Vicious cycles of poverty 

There are daily cases of Nepali workers who migrate to foreign countries with high hopes of earning for their families dying in foreign lands with their bodies being brought back in coffins. Thus it will not be an exaggeration to say that the majority of the Nepali people who belong to the low-income status are ready to migrate to middle-income status. The protest against loan-sharking that is going on currently shows that the   majority of the low-income families are still struggling to meet their daily needs and in the process are being trapped into vicious cycles of poverty. 

A WB Nepal Development Update report published in last projects that Nepal’s economic growth rate to remain at 4.1 per cent in 2023. This is actually less that what WB had projected last year. It also states that the inflation will be recorded up to 8.9per cent in South Asia in 2023 which could decrease to 7 per cent in 2024. According to Asian Development Bank (ADB) has forecasted Nepal’s inflation rate at 7.4 per cent in 2023 and 6.2 per cent in 2024. While the country’s economic growth has been sluggish, a report of the National Planning Commission (NPC) shows that the per capita income of Nepalis will go up by 40.11 per cent to reach 1,935 US dollars in the next 4 years. The question here is why such ambitious projections are being made. Are they guided by motive to move Nepal to middle income country? 

So, what is this middle-income country? According to the World Bank, middle-income countries are those with $1,026 to $12,475 per capita GNI. The WB classifies countries for operational purposes for the financial and economic development services that it provides to them. Middle-income countries make up a large share of the world population and economic activities thus seen to be key to global economic growth. It states that the middle-income countries are very diverse by region, size, population, and income level. Some examples include Belize and the Marshal Islands which are nations with small populations. However, middle-income families also include all four BRICS nations – Brazil, Russia, India, China and South Asia. Although the middle-income countries are further classified under lower-middle income and upper-middle income countries, so the question one can ask is:  Is Nepal really in the state to be in the same category of the BRICS giants? 

There are far more important things that Nepal needs to do such as ensuring rights and entitlements per the spirits of the constitution so that Nepalis start having a livelihood that helps them to increase local economy and have a lifestyle of dignity. According to the WB’s Country Economic Memorandum, 2017, many countries in the world have experienced rapid growth but modest poverty reduction as income has increasingly concentrated in the hands of the wealthy. It states that Nepal has opposite issue. It has modest growth but brisk poverty reduction. Nepal has halved the poverty rate in just seven years and witnessed an equally significant decline in income inequality.

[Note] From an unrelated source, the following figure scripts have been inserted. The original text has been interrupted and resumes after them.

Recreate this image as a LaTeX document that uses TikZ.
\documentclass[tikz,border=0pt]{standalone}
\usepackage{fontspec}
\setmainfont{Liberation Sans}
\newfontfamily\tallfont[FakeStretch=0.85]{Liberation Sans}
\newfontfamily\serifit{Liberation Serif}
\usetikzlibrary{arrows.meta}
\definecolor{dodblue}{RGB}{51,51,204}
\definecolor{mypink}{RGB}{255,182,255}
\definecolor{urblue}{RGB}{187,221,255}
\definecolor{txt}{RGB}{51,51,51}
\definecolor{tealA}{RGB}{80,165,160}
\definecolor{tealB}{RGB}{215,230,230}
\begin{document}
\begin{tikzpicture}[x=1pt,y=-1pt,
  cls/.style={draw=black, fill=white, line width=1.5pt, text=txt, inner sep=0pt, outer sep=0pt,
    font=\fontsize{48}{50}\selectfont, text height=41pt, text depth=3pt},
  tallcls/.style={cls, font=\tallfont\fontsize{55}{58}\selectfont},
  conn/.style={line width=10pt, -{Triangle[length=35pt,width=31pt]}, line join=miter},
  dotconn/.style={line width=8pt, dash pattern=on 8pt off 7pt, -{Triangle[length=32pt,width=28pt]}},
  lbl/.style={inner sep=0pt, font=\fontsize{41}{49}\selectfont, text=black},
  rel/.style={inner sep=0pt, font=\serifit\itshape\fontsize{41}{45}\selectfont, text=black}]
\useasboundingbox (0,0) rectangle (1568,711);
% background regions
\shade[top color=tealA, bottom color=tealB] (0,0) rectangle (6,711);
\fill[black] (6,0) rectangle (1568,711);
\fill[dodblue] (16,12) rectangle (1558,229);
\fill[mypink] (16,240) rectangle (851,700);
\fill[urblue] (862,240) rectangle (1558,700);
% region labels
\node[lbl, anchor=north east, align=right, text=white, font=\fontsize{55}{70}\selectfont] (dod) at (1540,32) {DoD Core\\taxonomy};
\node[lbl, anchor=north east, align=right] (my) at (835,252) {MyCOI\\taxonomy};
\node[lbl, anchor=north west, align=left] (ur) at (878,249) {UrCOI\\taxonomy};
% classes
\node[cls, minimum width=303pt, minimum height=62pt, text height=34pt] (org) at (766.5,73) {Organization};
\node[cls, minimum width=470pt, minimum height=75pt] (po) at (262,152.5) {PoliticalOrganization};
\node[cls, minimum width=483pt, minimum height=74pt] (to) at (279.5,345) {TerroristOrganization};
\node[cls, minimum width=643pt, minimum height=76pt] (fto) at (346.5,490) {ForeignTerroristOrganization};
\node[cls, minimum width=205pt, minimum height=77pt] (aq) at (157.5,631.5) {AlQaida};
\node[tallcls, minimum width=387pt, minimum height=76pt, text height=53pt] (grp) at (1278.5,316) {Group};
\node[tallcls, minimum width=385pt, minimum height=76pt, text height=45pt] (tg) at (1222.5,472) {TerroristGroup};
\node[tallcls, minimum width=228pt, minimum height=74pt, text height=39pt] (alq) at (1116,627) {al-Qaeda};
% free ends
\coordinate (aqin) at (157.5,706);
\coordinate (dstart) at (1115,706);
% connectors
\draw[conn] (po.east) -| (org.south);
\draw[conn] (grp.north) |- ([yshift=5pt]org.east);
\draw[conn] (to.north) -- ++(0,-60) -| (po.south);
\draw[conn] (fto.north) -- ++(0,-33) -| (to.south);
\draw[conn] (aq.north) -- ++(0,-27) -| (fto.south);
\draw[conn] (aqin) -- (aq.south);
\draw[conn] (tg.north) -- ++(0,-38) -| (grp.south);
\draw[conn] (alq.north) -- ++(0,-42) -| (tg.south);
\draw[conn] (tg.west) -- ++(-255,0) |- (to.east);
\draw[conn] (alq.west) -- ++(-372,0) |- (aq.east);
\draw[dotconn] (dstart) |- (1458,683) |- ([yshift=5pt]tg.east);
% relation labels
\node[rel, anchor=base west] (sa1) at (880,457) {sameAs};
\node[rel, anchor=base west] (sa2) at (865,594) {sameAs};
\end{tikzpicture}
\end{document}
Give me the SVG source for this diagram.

However, the memorandum states that Nepal remains one of the poorest and slowest-growing economies in Asia with per capita income rapidly falling behind its regional peers and unable to achieve its long-standing ambition to graduate from low-income status by 2030. The same WB report suggests that there is a need to change the development model to graduate Nepal from low-growth trap. However, in 2020, the World Bank listed Nepal as a low-middle-income country from a low-income country. 

Development models

After reviewing several development approaches Nepal had taken before and after the restoration of democracy in 1990, it is important to note that several “development models” have been implemented with support by bilateral and multilateral grants and loans from international organisations such as ADB and WB. The Productive Credit for Rural Women and the Microcredit Project for Women, which initiated external funding for deprived households via women borrowers are two examples of development projects with support from the ADB and in the process the apex organisation Rural Microfinance Development Centre Ltd (RMDC) was created. Now it is known as the RMDC Laghubitta Bittiya Sanstha Ltd. The status of the Grameen Banks and RMDC needs to be reviewed to see how much it has helped in the financial flow and economic development in the country. 

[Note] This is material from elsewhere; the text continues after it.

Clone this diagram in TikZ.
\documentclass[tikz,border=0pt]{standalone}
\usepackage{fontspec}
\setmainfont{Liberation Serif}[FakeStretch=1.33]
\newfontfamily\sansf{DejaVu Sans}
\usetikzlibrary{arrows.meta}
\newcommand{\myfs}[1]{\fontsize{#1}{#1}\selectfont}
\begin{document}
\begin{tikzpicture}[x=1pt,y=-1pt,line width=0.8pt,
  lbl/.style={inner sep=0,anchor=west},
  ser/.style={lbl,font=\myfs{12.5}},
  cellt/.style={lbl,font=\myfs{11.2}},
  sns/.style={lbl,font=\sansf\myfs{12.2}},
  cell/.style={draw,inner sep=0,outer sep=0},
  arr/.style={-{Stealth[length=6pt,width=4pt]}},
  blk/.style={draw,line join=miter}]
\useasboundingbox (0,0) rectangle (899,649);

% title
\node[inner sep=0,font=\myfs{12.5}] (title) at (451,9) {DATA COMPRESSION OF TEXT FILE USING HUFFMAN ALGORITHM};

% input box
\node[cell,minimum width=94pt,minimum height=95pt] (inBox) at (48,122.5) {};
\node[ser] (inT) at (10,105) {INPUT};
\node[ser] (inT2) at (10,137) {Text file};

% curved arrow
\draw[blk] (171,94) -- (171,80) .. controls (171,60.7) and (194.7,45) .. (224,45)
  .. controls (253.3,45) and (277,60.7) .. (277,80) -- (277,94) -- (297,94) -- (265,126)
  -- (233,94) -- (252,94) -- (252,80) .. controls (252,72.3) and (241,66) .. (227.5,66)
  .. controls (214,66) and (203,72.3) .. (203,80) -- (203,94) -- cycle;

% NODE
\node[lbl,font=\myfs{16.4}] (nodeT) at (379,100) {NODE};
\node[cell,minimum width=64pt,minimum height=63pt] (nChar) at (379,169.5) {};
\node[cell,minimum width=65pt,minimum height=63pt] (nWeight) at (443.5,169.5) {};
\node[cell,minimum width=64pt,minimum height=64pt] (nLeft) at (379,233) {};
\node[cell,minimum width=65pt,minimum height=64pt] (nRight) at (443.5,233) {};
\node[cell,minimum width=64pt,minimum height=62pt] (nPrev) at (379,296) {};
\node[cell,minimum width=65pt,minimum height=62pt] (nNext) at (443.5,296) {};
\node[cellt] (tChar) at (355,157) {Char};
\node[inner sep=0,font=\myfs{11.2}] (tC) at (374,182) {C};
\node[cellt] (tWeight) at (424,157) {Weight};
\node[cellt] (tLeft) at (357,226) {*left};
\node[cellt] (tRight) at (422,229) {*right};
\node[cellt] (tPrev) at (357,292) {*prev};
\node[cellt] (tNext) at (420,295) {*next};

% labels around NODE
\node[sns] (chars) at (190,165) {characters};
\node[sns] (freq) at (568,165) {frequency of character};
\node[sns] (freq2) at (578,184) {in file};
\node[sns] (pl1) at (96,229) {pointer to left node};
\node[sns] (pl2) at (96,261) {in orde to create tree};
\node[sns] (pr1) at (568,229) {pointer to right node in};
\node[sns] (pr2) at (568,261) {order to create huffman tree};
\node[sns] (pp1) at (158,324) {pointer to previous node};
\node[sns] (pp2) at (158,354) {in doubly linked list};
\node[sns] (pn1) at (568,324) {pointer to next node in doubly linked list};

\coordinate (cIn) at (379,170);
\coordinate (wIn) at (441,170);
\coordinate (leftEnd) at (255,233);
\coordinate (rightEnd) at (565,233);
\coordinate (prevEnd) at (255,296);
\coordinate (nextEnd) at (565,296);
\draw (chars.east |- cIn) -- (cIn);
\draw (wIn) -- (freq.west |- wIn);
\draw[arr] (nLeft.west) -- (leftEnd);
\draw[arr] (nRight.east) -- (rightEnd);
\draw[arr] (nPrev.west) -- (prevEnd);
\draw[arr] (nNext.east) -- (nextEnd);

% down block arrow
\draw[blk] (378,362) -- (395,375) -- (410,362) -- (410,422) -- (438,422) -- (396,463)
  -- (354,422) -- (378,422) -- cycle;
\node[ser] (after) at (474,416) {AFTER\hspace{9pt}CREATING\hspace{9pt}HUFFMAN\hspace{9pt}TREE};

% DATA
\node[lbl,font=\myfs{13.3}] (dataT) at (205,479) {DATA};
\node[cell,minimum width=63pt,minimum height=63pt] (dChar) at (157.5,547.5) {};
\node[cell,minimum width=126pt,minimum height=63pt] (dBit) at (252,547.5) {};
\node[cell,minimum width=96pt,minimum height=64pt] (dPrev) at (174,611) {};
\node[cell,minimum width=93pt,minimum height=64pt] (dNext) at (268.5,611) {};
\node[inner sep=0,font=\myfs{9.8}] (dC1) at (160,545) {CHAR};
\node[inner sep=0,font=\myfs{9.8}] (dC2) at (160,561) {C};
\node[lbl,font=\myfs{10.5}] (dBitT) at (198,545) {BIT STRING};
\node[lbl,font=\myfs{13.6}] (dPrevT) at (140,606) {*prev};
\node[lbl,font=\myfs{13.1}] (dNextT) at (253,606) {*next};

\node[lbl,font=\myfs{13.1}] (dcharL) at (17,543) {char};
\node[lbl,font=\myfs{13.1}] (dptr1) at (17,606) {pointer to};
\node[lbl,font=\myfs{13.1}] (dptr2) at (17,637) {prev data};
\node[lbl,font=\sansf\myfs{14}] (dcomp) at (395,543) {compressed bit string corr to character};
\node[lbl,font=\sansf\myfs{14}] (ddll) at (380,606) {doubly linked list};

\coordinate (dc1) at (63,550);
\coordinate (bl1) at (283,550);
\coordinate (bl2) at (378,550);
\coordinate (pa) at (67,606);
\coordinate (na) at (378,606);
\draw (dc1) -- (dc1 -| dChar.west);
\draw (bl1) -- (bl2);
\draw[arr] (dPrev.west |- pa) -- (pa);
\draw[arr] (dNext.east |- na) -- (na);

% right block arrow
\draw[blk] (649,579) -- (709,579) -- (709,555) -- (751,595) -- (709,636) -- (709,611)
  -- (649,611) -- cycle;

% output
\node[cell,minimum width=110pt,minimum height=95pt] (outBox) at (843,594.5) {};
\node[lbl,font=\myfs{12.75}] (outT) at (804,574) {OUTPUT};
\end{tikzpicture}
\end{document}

Looking at the daily struggles of the Nepalis both in the rural and urban areas of the country, there should be a public debate on how the country has fared regarding development approaches here. We need to take stock of how the grants and loans that have come into the country have actually helped or burdened us before graduating into a middle-income country which will strip us from getting the benefits that a low-income country gets in improving the livelihoods of the poorest and the marginalised Nepali people.